● Problem requirements
Count the lines below that contain "matplotlib". Give only the number.

● Rows
□ □ □

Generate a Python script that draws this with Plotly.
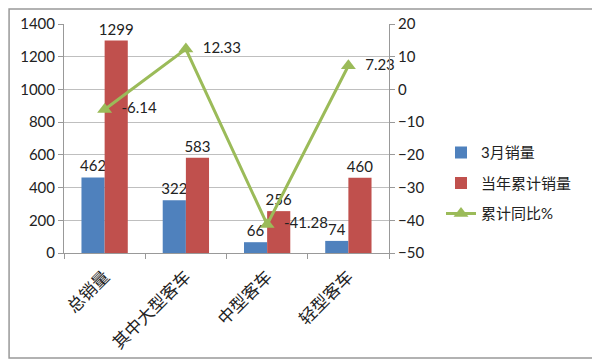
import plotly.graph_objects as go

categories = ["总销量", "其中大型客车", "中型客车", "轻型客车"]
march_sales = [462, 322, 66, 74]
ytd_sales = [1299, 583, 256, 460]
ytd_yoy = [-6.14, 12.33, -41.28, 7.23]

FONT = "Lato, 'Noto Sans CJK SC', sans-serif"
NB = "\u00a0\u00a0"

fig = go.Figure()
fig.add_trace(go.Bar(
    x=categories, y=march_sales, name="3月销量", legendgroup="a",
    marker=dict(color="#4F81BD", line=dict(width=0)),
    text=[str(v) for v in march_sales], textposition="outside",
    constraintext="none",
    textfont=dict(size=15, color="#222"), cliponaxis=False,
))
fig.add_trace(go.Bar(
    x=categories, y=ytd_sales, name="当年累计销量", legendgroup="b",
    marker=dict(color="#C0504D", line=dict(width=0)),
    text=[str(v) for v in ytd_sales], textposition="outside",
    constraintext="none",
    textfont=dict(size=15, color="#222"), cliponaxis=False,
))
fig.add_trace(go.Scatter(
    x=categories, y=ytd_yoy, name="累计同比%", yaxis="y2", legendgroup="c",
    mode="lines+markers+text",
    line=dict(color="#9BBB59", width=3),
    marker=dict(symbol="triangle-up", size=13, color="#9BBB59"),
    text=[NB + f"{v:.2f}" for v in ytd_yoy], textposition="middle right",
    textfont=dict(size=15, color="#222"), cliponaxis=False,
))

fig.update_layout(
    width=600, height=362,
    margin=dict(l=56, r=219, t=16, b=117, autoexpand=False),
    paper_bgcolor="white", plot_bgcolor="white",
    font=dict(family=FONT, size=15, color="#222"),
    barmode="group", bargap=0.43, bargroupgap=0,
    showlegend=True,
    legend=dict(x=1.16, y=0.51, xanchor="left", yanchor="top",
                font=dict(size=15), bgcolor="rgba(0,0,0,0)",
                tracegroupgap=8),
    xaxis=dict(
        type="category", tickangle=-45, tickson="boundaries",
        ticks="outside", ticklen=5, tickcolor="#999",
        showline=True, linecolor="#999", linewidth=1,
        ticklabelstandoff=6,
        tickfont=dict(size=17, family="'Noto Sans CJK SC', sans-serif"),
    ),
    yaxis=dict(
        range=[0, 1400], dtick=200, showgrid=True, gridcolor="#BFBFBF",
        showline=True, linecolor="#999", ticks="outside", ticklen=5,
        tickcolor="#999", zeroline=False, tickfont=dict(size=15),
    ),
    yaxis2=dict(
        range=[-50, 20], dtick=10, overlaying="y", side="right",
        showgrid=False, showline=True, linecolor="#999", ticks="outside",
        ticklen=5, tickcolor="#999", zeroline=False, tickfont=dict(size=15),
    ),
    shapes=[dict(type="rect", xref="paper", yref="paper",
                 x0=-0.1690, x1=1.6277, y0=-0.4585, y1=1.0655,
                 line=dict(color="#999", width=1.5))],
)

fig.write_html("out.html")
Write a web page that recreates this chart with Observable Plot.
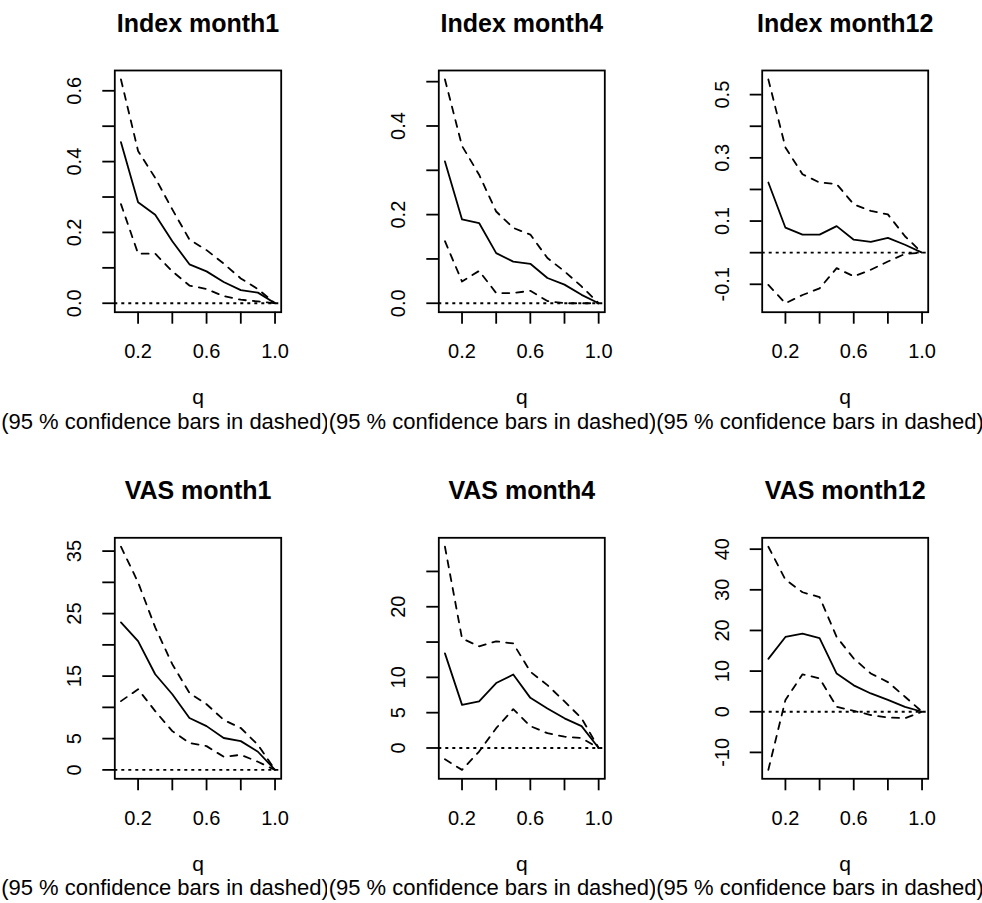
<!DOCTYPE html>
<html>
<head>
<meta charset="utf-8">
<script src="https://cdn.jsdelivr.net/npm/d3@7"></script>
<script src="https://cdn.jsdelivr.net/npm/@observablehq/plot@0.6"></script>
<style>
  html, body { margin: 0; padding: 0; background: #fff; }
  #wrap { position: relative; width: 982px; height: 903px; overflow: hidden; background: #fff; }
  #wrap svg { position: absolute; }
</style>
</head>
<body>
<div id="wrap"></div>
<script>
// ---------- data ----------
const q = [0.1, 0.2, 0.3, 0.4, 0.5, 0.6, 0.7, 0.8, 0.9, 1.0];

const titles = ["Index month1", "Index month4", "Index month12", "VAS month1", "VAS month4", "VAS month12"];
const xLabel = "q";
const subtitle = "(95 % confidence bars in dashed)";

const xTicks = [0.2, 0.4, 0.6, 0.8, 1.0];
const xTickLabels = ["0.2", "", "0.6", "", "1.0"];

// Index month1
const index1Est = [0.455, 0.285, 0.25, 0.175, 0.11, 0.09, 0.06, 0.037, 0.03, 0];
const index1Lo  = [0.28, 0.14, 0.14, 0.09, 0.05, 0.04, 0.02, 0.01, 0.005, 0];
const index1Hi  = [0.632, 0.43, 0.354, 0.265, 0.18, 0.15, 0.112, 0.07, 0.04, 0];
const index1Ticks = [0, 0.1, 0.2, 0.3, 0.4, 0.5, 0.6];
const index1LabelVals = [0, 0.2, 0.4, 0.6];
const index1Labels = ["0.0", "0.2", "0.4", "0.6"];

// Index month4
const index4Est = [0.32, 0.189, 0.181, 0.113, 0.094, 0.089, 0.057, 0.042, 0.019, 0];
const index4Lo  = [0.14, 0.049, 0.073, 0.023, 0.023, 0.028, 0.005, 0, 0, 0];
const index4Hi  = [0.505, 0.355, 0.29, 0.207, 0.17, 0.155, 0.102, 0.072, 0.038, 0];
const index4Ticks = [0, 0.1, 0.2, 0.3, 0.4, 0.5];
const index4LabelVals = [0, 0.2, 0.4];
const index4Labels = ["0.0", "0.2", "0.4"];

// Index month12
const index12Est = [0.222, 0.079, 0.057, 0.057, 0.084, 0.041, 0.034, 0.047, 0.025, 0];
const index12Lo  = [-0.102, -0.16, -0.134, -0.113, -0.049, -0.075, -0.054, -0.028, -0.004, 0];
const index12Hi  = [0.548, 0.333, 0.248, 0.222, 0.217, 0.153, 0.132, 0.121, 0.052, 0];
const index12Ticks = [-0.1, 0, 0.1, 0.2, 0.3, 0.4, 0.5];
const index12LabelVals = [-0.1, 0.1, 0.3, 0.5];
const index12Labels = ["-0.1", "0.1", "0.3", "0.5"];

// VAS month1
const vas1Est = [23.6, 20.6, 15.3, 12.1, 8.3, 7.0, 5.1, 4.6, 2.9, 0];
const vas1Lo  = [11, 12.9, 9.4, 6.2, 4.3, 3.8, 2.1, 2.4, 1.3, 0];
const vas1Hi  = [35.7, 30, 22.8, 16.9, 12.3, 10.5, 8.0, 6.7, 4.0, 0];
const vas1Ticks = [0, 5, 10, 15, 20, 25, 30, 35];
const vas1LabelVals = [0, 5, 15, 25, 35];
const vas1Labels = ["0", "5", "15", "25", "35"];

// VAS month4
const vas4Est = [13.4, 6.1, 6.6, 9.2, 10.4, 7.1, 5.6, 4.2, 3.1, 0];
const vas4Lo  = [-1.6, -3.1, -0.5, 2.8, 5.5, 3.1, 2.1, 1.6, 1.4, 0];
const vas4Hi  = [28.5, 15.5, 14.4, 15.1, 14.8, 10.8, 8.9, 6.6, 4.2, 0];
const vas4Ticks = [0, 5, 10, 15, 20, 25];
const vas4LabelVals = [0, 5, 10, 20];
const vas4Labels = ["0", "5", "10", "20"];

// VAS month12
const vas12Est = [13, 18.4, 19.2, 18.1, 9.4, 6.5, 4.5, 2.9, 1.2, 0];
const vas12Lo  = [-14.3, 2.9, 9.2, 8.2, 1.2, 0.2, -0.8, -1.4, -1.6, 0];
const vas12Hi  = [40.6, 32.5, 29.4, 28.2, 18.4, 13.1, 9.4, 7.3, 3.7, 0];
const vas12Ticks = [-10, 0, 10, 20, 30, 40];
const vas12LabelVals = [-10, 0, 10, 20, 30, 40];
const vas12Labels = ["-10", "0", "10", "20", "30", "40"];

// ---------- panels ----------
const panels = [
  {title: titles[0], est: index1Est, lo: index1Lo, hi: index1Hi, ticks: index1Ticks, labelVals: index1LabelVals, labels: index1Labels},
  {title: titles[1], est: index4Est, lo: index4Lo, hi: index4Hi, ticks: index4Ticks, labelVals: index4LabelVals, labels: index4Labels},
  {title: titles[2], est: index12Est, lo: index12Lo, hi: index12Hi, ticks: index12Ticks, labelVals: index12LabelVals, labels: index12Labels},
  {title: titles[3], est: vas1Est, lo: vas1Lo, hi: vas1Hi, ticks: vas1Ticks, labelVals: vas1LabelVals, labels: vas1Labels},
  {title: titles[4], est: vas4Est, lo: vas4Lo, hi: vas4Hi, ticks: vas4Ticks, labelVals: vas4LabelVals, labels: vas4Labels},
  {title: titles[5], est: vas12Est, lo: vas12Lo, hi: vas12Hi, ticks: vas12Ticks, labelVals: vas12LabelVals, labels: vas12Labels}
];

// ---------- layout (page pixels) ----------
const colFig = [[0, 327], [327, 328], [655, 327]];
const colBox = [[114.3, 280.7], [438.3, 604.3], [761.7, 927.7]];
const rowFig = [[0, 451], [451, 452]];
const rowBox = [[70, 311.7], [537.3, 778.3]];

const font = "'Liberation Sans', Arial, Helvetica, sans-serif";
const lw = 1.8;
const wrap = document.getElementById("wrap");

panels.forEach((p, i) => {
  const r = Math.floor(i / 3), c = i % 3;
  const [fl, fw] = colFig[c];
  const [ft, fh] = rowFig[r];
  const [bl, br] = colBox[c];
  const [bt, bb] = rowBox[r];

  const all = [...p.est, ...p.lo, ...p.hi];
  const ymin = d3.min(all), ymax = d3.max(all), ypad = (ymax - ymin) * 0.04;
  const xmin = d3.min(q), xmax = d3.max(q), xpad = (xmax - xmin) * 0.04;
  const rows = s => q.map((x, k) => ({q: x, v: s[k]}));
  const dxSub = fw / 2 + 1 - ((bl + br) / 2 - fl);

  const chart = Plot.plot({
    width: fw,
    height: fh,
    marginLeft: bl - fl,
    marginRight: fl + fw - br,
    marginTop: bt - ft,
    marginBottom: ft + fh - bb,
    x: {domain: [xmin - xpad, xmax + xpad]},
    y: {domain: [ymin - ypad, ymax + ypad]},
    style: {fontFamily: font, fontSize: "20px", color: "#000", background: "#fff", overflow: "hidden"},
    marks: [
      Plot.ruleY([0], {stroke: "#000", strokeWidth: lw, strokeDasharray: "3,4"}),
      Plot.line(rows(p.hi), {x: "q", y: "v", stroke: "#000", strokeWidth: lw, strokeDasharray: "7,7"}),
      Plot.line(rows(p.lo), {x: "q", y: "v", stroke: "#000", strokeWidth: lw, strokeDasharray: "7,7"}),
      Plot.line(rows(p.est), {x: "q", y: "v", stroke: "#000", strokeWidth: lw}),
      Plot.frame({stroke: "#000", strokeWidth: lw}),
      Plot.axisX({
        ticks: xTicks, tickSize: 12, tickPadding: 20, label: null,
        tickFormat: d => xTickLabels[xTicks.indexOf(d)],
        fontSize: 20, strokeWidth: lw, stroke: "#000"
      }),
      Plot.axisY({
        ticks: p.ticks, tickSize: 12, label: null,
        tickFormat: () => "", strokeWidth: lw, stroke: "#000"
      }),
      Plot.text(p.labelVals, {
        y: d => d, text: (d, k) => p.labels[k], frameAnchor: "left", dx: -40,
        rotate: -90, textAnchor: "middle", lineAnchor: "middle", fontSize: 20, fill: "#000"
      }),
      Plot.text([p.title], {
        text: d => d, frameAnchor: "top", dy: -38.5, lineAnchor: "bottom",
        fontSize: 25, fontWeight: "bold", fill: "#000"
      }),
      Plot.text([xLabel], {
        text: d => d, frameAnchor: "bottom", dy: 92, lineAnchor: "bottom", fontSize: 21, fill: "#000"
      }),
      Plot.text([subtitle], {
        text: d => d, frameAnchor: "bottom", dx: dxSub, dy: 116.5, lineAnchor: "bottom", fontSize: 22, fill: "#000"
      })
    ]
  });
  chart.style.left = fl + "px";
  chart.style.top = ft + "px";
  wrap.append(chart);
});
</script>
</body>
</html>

□ □ □

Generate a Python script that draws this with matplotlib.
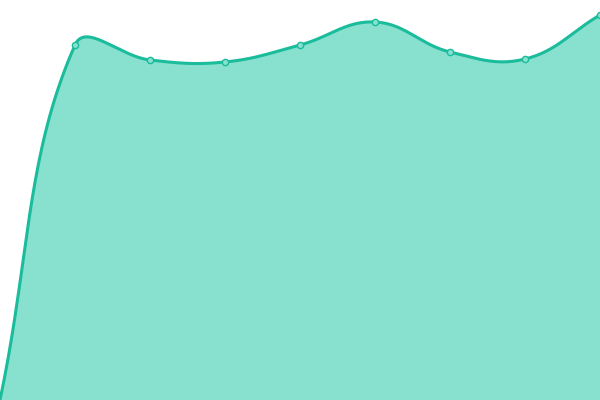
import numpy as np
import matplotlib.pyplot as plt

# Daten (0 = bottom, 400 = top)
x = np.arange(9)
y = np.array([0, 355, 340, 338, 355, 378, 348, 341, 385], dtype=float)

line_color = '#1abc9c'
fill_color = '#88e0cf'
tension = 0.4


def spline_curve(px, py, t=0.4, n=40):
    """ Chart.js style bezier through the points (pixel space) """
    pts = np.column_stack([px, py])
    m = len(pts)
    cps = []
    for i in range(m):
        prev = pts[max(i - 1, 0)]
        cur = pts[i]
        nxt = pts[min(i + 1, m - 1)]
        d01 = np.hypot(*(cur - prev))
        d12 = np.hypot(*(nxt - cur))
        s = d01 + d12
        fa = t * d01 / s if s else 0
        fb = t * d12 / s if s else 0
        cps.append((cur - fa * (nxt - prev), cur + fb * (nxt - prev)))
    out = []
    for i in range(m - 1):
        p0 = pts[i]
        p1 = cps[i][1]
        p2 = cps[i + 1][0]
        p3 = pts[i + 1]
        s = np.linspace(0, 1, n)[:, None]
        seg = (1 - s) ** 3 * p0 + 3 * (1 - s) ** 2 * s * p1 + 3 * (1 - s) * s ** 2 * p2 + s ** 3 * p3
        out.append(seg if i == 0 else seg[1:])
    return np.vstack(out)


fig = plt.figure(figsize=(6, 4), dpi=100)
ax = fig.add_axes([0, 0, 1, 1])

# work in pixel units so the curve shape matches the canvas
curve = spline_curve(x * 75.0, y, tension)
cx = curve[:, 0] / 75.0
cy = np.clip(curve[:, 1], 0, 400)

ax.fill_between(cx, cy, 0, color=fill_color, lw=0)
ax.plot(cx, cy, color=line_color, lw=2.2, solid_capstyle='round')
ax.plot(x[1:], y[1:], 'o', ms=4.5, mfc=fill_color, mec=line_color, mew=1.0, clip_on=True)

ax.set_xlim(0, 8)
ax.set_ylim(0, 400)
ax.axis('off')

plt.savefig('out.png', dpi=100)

□ □ □

● Correct answer
2